▶ [What to do]:
The first line to copy is the one with "What Plotly code"; the last is the one with "import plotly.graph_objects as go". Copy each line in that range exactly, leaving out all others.
-------
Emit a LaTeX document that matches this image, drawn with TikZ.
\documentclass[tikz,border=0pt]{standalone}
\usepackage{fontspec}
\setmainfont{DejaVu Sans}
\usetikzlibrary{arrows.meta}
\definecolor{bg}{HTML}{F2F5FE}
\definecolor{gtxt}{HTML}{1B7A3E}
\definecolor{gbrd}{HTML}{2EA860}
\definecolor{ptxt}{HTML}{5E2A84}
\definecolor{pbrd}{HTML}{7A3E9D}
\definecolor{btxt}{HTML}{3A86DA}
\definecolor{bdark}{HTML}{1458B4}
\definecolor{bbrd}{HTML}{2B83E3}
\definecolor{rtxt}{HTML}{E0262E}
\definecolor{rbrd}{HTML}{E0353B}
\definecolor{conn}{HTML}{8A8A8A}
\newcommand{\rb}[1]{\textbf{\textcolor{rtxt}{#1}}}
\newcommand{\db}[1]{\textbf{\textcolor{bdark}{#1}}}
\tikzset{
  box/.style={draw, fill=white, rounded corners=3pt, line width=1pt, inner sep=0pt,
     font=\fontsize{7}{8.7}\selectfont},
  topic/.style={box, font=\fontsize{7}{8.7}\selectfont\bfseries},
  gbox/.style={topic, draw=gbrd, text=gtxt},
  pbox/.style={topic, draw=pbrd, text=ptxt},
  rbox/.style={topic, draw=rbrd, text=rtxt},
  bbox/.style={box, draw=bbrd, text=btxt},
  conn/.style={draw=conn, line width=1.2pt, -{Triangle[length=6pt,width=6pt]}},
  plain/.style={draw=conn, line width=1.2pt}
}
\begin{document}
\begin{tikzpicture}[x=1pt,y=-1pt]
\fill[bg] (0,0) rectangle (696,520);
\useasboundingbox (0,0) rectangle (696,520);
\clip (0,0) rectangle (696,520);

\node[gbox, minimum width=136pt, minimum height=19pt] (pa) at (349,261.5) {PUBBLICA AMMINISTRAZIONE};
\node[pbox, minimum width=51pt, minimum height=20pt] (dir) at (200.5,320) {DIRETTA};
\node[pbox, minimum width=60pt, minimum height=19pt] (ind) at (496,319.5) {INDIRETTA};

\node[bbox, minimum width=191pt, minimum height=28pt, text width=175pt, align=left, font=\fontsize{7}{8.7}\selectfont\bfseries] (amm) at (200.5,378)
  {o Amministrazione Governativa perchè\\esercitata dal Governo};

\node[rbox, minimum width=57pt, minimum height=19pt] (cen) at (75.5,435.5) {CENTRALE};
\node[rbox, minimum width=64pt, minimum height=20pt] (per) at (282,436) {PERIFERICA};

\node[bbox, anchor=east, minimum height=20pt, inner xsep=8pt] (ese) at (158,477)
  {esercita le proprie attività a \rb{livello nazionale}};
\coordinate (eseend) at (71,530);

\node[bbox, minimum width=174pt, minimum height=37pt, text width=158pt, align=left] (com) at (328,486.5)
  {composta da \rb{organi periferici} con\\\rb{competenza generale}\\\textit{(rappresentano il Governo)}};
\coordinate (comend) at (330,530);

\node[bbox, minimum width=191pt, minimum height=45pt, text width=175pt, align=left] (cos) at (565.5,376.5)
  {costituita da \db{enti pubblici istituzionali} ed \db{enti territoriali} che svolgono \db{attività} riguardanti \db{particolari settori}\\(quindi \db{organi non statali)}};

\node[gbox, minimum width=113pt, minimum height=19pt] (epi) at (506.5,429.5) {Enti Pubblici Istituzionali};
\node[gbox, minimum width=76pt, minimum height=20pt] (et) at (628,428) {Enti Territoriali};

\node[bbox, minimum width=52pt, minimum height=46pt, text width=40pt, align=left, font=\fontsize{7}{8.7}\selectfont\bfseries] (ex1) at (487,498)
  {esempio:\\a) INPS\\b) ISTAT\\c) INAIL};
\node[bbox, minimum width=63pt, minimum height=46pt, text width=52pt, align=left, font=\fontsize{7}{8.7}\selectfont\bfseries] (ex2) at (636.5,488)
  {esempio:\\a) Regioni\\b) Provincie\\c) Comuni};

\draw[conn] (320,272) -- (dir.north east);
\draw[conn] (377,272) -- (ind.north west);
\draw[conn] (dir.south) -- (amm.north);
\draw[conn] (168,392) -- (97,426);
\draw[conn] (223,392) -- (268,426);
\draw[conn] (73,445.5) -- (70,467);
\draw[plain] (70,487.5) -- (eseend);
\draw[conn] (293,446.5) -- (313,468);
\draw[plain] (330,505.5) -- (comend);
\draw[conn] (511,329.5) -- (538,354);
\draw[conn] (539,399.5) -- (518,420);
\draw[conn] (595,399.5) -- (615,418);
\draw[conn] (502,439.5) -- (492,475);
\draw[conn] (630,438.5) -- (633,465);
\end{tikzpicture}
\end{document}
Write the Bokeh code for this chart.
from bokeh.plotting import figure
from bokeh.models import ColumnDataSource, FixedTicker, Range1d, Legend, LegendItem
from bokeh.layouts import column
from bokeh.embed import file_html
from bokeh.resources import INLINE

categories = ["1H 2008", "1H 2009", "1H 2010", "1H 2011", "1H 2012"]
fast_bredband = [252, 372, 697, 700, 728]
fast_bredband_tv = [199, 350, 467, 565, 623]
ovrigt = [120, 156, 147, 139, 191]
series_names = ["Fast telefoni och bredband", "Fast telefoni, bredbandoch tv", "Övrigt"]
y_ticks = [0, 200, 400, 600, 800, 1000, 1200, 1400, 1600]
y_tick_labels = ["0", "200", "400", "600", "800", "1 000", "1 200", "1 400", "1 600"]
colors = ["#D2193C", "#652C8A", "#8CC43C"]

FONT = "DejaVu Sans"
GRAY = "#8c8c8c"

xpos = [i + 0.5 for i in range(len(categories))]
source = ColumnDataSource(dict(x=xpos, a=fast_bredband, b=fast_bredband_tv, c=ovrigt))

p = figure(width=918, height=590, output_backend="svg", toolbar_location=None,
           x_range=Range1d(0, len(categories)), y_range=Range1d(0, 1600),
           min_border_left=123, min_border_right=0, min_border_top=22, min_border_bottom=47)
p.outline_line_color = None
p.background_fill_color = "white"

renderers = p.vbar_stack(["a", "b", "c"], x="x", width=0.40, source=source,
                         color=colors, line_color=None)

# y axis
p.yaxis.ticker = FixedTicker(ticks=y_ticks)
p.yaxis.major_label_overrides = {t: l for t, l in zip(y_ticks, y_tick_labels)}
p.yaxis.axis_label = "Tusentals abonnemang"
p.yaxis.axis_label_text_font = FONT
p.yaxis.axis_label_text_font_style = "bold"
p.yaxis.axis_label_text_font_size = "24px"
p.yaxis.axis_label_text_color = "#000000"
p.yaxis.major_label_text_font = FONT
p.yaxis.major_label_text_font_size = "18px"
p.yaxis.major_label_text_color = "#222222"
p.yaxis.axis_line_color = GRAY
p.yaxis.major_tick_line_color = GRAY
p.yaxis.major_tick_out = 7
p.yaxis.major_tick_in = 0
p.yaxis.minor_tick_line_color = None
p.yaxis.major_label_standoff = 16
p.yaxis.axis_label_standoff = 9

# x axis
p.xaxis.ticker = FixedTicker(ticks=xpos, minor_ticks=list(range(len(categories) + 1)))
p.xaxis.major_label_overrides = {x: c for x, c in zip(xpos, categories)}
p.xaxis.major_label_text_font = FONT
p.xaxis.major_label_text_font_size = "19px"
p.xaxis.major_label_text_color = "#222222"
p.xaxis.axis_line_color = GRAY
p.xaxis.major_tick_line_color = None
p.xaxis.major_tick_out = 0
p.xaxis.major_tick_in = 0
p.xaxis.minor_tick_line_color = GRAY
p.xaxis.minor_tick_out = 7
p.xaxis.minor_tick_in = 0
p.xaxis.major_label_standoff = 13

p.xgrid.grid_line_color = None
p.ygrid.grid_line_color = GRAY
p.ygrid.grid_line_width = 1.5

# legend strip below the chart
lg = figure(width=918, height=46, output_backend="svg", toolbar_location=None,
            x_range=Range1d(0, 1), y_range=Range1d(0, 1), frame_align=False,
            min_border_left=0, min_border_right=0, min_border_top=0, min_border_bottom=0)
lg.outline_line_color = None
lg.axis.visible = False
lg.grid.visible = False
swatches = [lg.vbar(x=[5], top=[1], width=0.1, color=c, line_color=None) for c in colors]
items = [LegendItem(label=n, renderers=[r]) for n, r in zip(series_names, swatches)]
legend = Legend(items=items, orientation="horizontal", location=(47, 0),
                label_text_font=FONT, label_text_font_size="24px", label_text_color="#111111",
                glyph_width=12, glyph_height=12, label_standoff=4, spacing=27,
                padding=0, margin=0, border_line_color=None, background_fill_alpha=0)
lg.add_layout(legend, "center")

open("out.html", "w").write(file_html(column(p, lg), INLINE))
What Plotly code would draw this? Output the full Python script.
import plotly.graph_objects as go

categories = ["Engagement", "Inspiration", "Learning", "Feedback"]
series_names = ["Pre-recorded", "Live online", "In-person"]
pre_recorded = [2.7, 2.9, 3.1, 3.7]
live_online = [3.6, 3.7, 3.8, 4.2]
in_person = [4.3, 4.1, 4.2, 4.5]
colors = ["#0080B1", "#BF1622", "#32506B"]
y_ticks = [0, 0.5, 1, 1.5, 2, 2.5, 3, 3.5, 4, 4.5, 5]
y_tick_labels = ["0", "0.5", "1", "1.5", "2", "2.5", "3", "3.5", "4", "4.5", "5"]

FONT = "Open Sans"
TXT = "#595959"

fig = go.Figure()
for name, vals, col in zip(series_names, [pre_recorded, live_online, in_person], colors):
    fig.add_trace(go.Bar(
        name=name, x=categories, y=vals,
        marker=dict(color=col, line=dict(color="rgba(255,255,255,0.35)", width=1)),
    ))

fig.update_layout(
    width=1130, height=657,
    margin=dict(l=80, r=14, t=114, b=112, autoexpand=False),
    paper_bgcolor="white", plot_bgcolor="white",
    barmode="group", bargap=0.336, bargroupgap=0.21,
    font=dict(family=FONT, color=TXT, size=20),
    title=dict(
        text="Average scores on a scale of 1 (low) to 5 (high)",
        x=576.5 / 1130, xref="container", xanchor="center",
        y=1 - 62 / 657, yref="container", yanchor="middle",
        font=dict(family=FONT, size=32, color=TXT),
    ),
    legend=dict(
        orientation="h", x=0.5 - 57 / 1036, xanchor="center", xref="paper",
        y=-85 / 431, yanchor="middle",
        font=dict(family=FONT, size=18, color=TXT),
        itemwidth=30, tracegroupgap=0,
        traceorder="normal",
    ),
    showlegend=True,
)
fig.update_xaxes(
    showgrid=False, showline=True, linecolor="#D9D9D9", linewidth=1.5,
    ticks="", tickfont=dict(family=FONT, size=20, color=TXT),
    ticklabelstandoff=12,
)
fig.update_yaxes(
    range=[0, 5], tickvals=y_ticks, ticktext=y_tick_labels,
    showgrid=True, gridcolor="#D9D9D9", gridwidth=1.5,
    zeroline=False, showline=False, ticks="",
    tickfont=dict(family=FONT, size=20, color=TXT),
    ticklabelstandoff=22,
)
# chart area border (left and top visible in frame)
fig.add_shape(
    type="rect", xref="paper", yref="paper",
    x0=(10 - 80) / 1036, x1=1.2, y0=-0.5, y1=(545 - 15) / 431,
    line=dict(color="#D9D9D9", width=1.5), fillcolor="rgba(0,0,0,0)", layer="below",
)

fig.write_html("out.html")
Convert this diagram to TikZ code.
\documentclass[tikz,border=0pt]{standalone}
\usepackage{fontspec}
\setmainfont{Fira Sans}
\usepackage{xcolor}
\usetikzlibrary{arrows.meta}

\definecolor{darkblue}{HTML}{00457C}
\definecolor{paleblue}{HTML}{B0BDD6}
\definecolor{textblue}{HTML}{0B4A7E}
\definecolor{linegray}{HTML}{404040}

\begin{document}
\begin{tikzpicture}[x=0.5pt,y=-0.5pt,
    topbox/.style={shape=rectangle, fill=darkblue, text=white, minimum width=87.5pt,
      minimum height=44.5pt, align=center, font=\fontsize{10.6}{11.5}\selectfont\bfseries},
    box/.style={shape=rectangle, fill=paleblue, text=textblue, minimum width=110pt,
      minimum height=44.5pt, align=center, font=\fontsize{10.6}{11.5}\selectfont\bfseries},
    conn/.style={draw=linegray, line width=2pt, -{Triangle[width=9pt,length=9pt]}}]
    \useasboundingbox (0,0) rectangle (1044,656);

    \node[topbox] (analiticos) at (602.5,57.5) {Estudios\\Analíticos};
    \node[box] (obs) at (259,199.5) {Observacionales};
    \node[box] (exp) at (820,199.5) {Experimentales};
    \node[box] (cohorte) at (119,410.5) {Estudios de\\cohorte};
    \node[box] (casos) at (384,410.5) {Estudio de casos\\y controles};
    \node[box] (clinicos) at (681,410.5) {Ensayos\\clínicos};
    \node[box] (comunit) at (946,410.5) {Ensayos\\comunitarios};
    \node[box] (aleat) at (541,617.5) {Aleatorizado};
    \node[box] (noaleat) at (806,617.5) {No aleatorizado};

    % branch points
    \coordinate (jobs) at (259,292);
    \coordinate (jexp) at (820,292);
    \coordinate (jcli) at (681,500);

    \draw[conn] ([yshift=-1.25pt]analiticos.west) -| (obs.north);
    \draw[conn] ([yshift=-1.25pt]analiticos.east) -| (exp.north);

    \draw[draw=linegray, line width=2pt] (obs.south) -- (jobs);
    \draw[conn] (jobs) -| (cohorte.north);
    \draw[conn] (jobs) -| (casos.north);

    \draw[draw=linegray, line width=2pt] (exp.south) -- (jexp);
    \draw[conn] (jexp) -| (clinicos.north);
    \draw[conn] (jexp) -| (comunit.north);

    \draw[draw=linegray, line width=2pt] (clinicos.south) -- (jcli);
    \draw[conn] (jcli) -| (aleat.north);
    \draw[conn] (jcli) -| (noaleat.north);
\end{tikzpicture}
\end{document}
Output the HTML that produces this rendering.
-------
▶ [Exercise solution]:
What Plotly code would draw this? Output the full Python script.
import plotly.graph_objects as go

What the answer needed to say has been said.